Our self-talk about our bodies, not only is held in our cells, it separates us from being one with God.  God created us with this body.  Our Spirit has manifested itself in this body in order to live as one with God.  When we cover our bodies in shame, we are worshiping our physical selves, and not God.  When we speak badly of our bodies, we are speaking badly of our Creator.  Our thoughts and our feelings about our bodies are prayers.  Will they be prayers of praise and thanksgiving, or prayers of desperation and lack?  Because God thinks through us, every time we have a negative thought about our body, we are only serving darkness, and we cause even further separation from God.  Because our minds our joined with everyone else's minds, when we think a negative thought about our body or someone else's, we have strengthened darkness in ourselves.  Comparing your body with someone else's body is of darkness.  Labeling your body as imperfect and unattractive is not living in light. The thoughts and beliefs we hold about our body sends forth energy to the rest of the world.  The thoughts and beliefs that we hold in our minds radiates either love or fear.  If you hate your body, you are fearful no one will love you, and that you are not worthy of receiving love.  You have built an altar around this fear, that you are "less than" because of your thighs, your hips, your hair, or your arms.  Instead, we must build altars around gratitude, acceptance, and compassion for our bodies.  They are miraculous and amazing, and we forget that.  We need to change the radio station to another frequency whenever we catch ourselves thinking otherwise.

You don't have to speak these thoughts aloud in order to pass them on to our children.  Children absorb the body language of shame, guilt, and lack.  They are as attentive to the energy of the unspoken as well as the words we speak.  They can sense very quickly, and with great ease, your lack of love for yourself.  If you feel disgust about your body, they will feel that disgust too.  If you talk about your appearance a lot, they will absorb your unease and your doubt about your worth, and they will start to talk the same way about their bodies.  If you spend a lot of time in front of the mirror, your children will too.Children also absorb the power of denial about your health, mentally, physically, and spiritually.

Yes, we need to exercise, eat healthy, and get enough rest. Yes, we need to try and look our very best, but we also need to practice compassion, acceptance, and forgiveness toward our physical selves.  I have two girls who are going to inherit society's legacy of facelifts, botox, and obsession with plastic surgery, the "right" makeup, the "right" handbag and shoes, the "right" length of skirt, tattoos and nose rings.  As mothers, it is critical to take the opportunities to talk about their bodies and tell them how beautiful they are, just as they are.  It is critical that we give them the right tools, vocabulary, and mindset about loving our bodies, and the difference between taking care of them and obsessing about what they "perceive" to be imperfections.  It is vital that our children understand that they are spiritual by nature, first and foremost,  "mind" next, and "body" last.  That's right - body last.  When you can walk in the direction of that compass - Spirit, Mind, Body, and help them "work" on the inside first, the outside beauty will follow.  For years we have lived in the opposite, and now is the time to start bringing this new belief into your conversations.

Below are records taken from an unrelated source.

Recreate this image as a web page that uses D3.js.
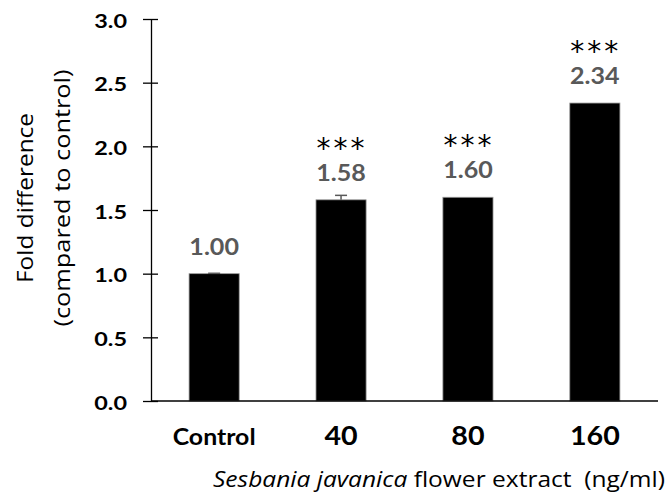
<!DOCTYPE html>
<html><head><meta charset="utf-8">
<script src="https://cdn.jsdelivr.net/npm/d3@7"></script>
<style>body{margin:0;background:#fff}svg{display:block}</style>
</head><body>
<script>
const categories = ["Control", "40", "80", "160"];
const values = [1.00, 1.58, 1.60, 2.34];
const errors = [0.003, 0.035, 0, 0];
const valueLabels = ["1.00", "1.58", "1.60", "2.34"];
const significance = ["", "***", "***", "***"];
const yTicks = [0, 0.5, 1.0, 1.5, 2.0, 2.5, 3.0];

const W = 670, H = 493;
const svg = d3.select("body").append("svg").attr("width", W).attr("height", H);
const x0 = 151, x1 = 658, yBottom = 401, yTop = 19;
const x = d3.scaleBand().domain(categories).range([x0, x1]).paddingInner(0.605).paddingOuter(0.3);
const y = d3.scaleLinear().domain([0, 3]).range([yBottom, yTop]);
const LATO = "Lato, 'Open Sans', sans-serif";
const OPEN = "'Open Sans', Lato, sans-serif";

function stretch(sel, k) {
  sel.each(function () {
    const n = this.getComputedTextLength();
    d3.select(this).attr("textLength", n * k).attr("lengthAdjust", "spacingAndGlyphs");
  });
}

// bars
svg.selectAll("rect.bar").data(values).enter().append("rect")
  .attr("x", (d, i) => x(categories[i]))
  .attr("y", d => y(d))
  .attr("width", x.bandwidth())
  .attr("height", d => y(0) - y(d))
  .attr("fill", "#000").attr("stroke", "#9a9a9a").attr("stroke-width", 0.8);

// error bars
values.forEach((v, i) => {
  if (errors[i] <= 0) return;
  const cx = x(categories[i]) + x.bandwidth() / 2;
  const g = svg.append("g").attr("stroke", "#595959").attr("stroke-width", 1.5);
  g.append("line").attr("x1", cx).attr("x2", cx).attr("y1", y(v)).attr("y2", y(v + errors[i]));
  g.append("line").attr("x1", cx - 6).attr("x2", cx + 6).attr("y1", y(v + errors[i])).attr("y2", y(v + errors[i]));
});

// y axis
const yAxis = d3.axisLeft(y).tickValues(yTicks).tickFormat(d3.format(".1f")).tickSizeInner(8).tickSizeOuter(0);
const ga = svg.append("g").attr("transform", `translate(${x0},0)`).call(yAxis);
ga.select(".domain").attr("stroke", "#000").attr("stroke-width", 1.3);
ga.selectAll(".tick line").attr("stroke", "#000").attr("stroke-width", 1.3).attr("x2", 7).attr("x1", -8);
const tickText = ga.selectAll(".tick text").attr("font-family", LATO).attr("font-weight", "bold")
  .attr("font-size", 19.5).attr("fill", "#000").attr("x", -24).attr("dy", 8).attr("text-anchor", "end");
stretch(tickText, 1.2);

// x axis line
svg.append("line").attr("x1", x0).attr("x2", x1).attr("y1", yBottom).attr("y2", yBottom)
  .attr("stroke", "#000").attr("stroke-width", 1.5);

// x category labels
const cat = svg.selectAll("text.cat").data(categories).enter().append("text")
  .attr("x", d => x(d) + x.bandwidth() / 2)
  .attr("y", 445)
  .attr("text-anchor", "middle")
  .attr("font-family", LATO).attr("font-weight", "bold")
  .attr("font-size", d => d === "Control" ? 23 : 26.5)
  .attr("fill", "#000")
  .text(d => d);
stretch(cat, 1.08);

// value labels
const vl = svg.selectAll("text.val").data(valueLabels).enter().append("text")
  .attr("x", (d, i) => x(categories[i]) + x.bandwidth() / 2)
  .attr("y", (d, i) => y(values[i]) - 19)
  .attr("text-anchor", "middle")
  .attr("font-family", LATO).attr("font-weight", "bold")
  .attr("font-size", 23).attr("fill", "#595959")
  .text(d => d);
stretch(vl, 1.09);

// significance
svg.selectAll("text.sig").data(significance).enter().append("text")
  .attr("x", (d, i) => x(categories[i]) + x.bandwidth() / 2 + 1)
  .attr("y", (d, i) => y(values[i]) - 42)
  .attr("text-anchor", "middle")
  .attr("font-family", "'DejaVu Sans', sans-serif")
  .attr("font-size", 28).attr("letter-spacing", 3).attr("fill", "#000")
  .text(d => d);

// x axis title
const xt = svg.append("text").attr("x", 213).attr("y", 487).attr("text-anchor", "start")
  .attr("font-family", OPEN).attr("font-size", 21).attr("fill", "#000")
  .attr("textLength", 452).attr("lengthAdjust", "spacingAndGlyphs");
xt.append("tspan").attr("font-style", "italic").text("Sesbania javanica");
xt.append("tspan").text(" flower extract\u00a0\u00a0(ng/ml)");

// y axis title
const yt = svg.append("g").attr("transform", "translate(0,198) rotate(-90)");
yt.append("text").attr("x", 0).attr("y", 33).attr("text-anchor", "middle")
  .attr("font-family", OPEN).attr("font-size", 22).attr("fill", "#000")
  .attr("textLength", 170).attr("lengthAdjust", "spacingAndGlyphs").text("Fold difference");
yt.append("text").attr("x", 0).attr("y", 70).attr("text-anchor", "middle")
  .attr("font-family", OPEN).attr("font-size", 22).attr("fill", "#000")
  .attr("textLength", 257).attr("lengthAdjust", "spacingAndGlyphs").text("(compared to control)");
</script>
</body></html>
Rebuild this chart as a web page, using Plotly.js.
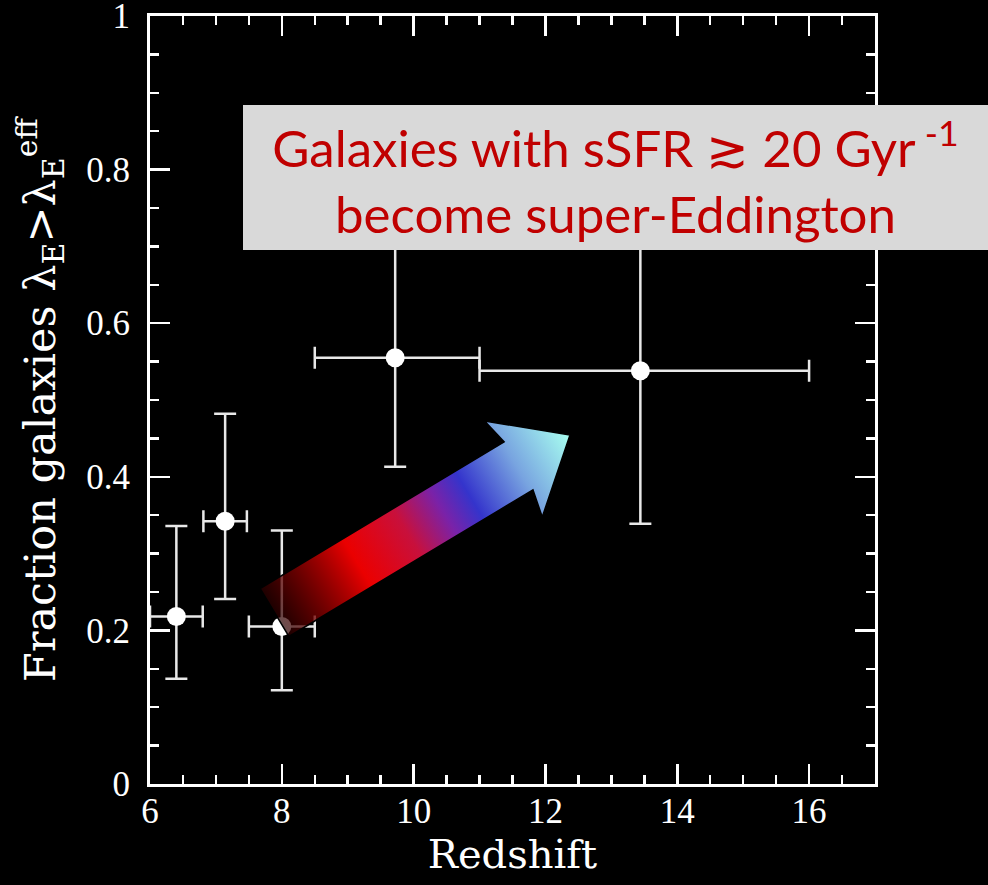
<!DOCTYPE html>
<html>
<head>
<meta charset="utf-8">
<script src="https://cdn.plot.ly/plotly-3.0.1.min.js"></script>
<style>html,body{margin:0;padding:0;background:#000;}#chart{width:988px;height:885px;}</style>
</head>
<body>
<div id="chart"></div>
<script>
// ---- data ----
const redshift      = [6.40, 7.14, 8.00, 9.72, 13.44];
const fraction      = [0.218, 0.342, 0.205, 0.555, 0.538];
const zErrMinus     = [0.40, 0.33, 0.50, 1.22, 2.44];
const zErrPlus      = [0.40, 0.33, 0.50, 1.28, 2.56];
const fracErrMinus  = [0.081, 0.101, 0.083, 0.142, 0.199];
const fracErrPlus   = [0.118, 0.140, 0.125, 0.145, 0.200];
const xTickVals     = [6, 8, 10, 12, 14, 16];
const yTickVals     = [0, 0.2, 0.4, 0.6, 0.8, 1];
const yTickText     = ['0', '0.2', '0.4', '0.6', '0.8', '1'];
const boxLine1      = 'Galaxies with sSFR \u2273 20 Gyr<sup> -1</sup>';
const boxLine2      = 'become super-Eddington';

// ---- geometry helpers (figure pixels -> axis coords) ----
const W = 988, H = 885, L = 150, R = 875, T = 16, B = 784;
const X0 = 6, X1 = 17, Y0 = 0, Y1 = 1;
const px2x = p => X0 + (p - L) / (R - L) * (X1 - X0);
const py2y = p => Y0 + (B - p) / (B - T) * (Y1 - Y0);

// ---- gradient arrow as an SVG image ----
function arrowImage() {
  const tail = [274.5, 612.5], tip = [570, 435];
  const bh = 28, hh = 56, hl = 60, back = 6;
  const dx = tip[0] - tail[0], dy = tip[1] - tail[1];
  const len = Math.hypot(dx, dy);
  const u = [dx / len, dy / len], n = [-u[1], u[0]];
  const base = [tip[0] - u[0] * hl, tip[1] - u[1] * hl];
  const P = (p, a, v, b, w) => [p[0] + a * v[0] + (b || 0) * (w ? w[0] : 0), p[1] + a * v[1] + (b || 0) * (w ? w[1] : 0)];
  const pts = [
    P(tail, bh, n), P(base, bh, n), P(base, hh, n, -back, u), tip.slice(),
    P(base, -hh, n, -back, u), P(base, -bh, n), P(tail, -bh, n)
  ];
  const pad = 4;
  const xs = pts.map(p => p[0]), ys = pts.map(p => p[1]);
  const minx = Math.min(...xs) - pad, maxx = Math.max(...xs) + pad;
  const miny = Math.min(...ys) - pad, maxy = Math.max(...ys) + pad;
  const w = maxx - minx, h = maxy - miny;
  const stops = [
    [0.00, '#2a0000', 0.7], [0.28, '#ff0000', 0.92], [0.45, '#c8103c', 1],
    [0.57, '#7a22a8', 1], [0.66, '#3434cc', 1], [0.82, '#78a4e0', 1], [1.00, '#a8fff0', 1]
  ];
  const svg = "<svg xmlns='http://www.w3.org/2000/svg' width='" + w + "' height='" + h +
    "' viewBox='" + minx + " " + miny + " " + w + " " + h + "'>" +
    "<defs><linearGradient id='g' gradientUnits='userSpaceOnUse' x1='" + tail[0] + "' y1='" + tail[1] +
    "' x2='" + tip[0] + "' y2='" + tip[1] + "'>" +
    stops.map(s => "<stop offset='" + s[0] + "' stop-color='" + s[1] + "' stop-opacity='" + s[2] + "'/>").join('') +
    "</linearGradient></defs>" +
    "<polygon points='" + pts.map(p => p[0].toFixed(2) + "," + p[1].toFixed(2)).join(' ') +
    "' fill='url(#g)' stroke='#000' stroke-width='1.5' stroke-linejoin='miter'/></svg>";
  return {
    source: 'data:image/svg+xml;base64,' + btoa(svg),
    xref: 'x', yref: 'y',
    x: px2x(minx), y: py2y(miny),
    sizex: px2x(maxx) - px2x(minx), sizey: py2y(miny) - py2y(maxy),
    xanchor: 'left', yanchor: 'top', sizing: 'stretch', layer: 'above', opacity: 1
  };
}

const trace = {
  type: 'scatter', mode: 'markers',
  x: redshift, y: fraction,
  marker: { color: '#ffffff', size: 19, line: { width: 0 } },
  error_x: { type: 'data', symmetric: false, array: zErrPlus, arrayminus: zErrMinus,
             color: '#e8e8e8', thickness: 2.5, width: 11 },
  error_y: { type: 'data', symmetric: false, array: fracErrPlus, arrayminus: fracErrMinus,
             color: '#e8e8e8', thickness: 2.5, width: 11 },
  hoverinfo: 'x+y', showlegend: false
};

const axisCommon = {
  showline: true, linecolor: '#ffffff', linewidth: 3, mirror: 'ticks',
  ticks: 'inside', ticklen: 20, tickwidth: 2.5, tickcolor: '#ffffff',
  showgrid: false, zeroline: false, automargin: false, ticklabeloverflow: 'allow',
  tickfont: { family: 'Liberation Serif, serif', size: 35, color: '#ffffff' }
};

const layout = {
  width: W, height: H,
  paper_bgcolor: '#000000', plot_bgcolor: '#000000',
  margin: { l: L, r: W - R, t: T, b: H - B, pad: 0 },
  showlegend: false,
  xaxis: Object.assign({}, axisCommon, {
    range: [X0, X1], tickmode: 'array', tickvals: xTickVals,
    ticklabelstandoff: -6,
    minor: { ticks: 'inside', ticklen: 9, tickwidth: 2.5, tickcolor: '#ffffff', dtick: 0.5, tick0: 6, showgrid: false },
    title: { text: 'Redshift', standoff: 0,
             font: { family: 'DejaVu Serif, serif', size: 40, color: '#ffffff' } }
  }),
  yaxis: Object.assign({}, axisCommon, {
    range: [Y0, Y1], tickmode: 'array', tickvals: yTickVals, ticktext: yTickText,
    ticklabelstandoff: 10,
    minor: { ticks: 'inside', ticklen: 9, tickwidth: 2.5, tickcolor: '#ffffff', dtick: 0.05, tick0: 0, showgrid: false },
    title: { text: 'Fraction galaxies \u03bb<sub>E</sub>>\u03bb<sub>E</sub><sup>eff</sup>', standoff: 18,
             font: { family: 'DejaVu Serif, serif', size: 43, color: '#ffffff' } }
  }),
  images: [arrowImage()],
  annotations: [{
    xref: 'paper', yref: 'paper',
    x: (615.5 - L) / (R - L), y: (B - 177.5) / (B - T),
    xanchor: 'center', yanchor: 'middle',
    width: 745, height: 145, borderpad: 0, borderwidth: 0,
    bgcolor: '#d9d9d9', showarrow: false, align: 'center',
    text: boxLine1 + '<br>' + boxLine2,
    font: { family: 'Lato, Noto Sans, sans-serif', size: 51, color: '#c00000' }
  }]
};

Plotly.newPlot('chart', [trace], layout, { displayModeBar: false, staticPlot: true });
</script>
</body>
</html>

Our culture has a long way to go in healing our minds of the things we say about our bodies, and what we do to them, in order to achieve someone else's definition of beauty that seems to change daily.  We are fearfully, wonderfully made.  Fearfully in this case means reverently. We were knit together perfectly in our mother's wombs.  Turn to Psalm 139 when you doubt how beautiful you really are.  Ask God to make you aware of the stories you are telling yourself about your body, the fairy tales about our body that society would have us fall for, and the words that you are using to describe your body.  I think we would all be shocked to know what we are doing to ourselves just in our thinking.  It is definitely time to awaken from our slumbering when it comes to our physical selves.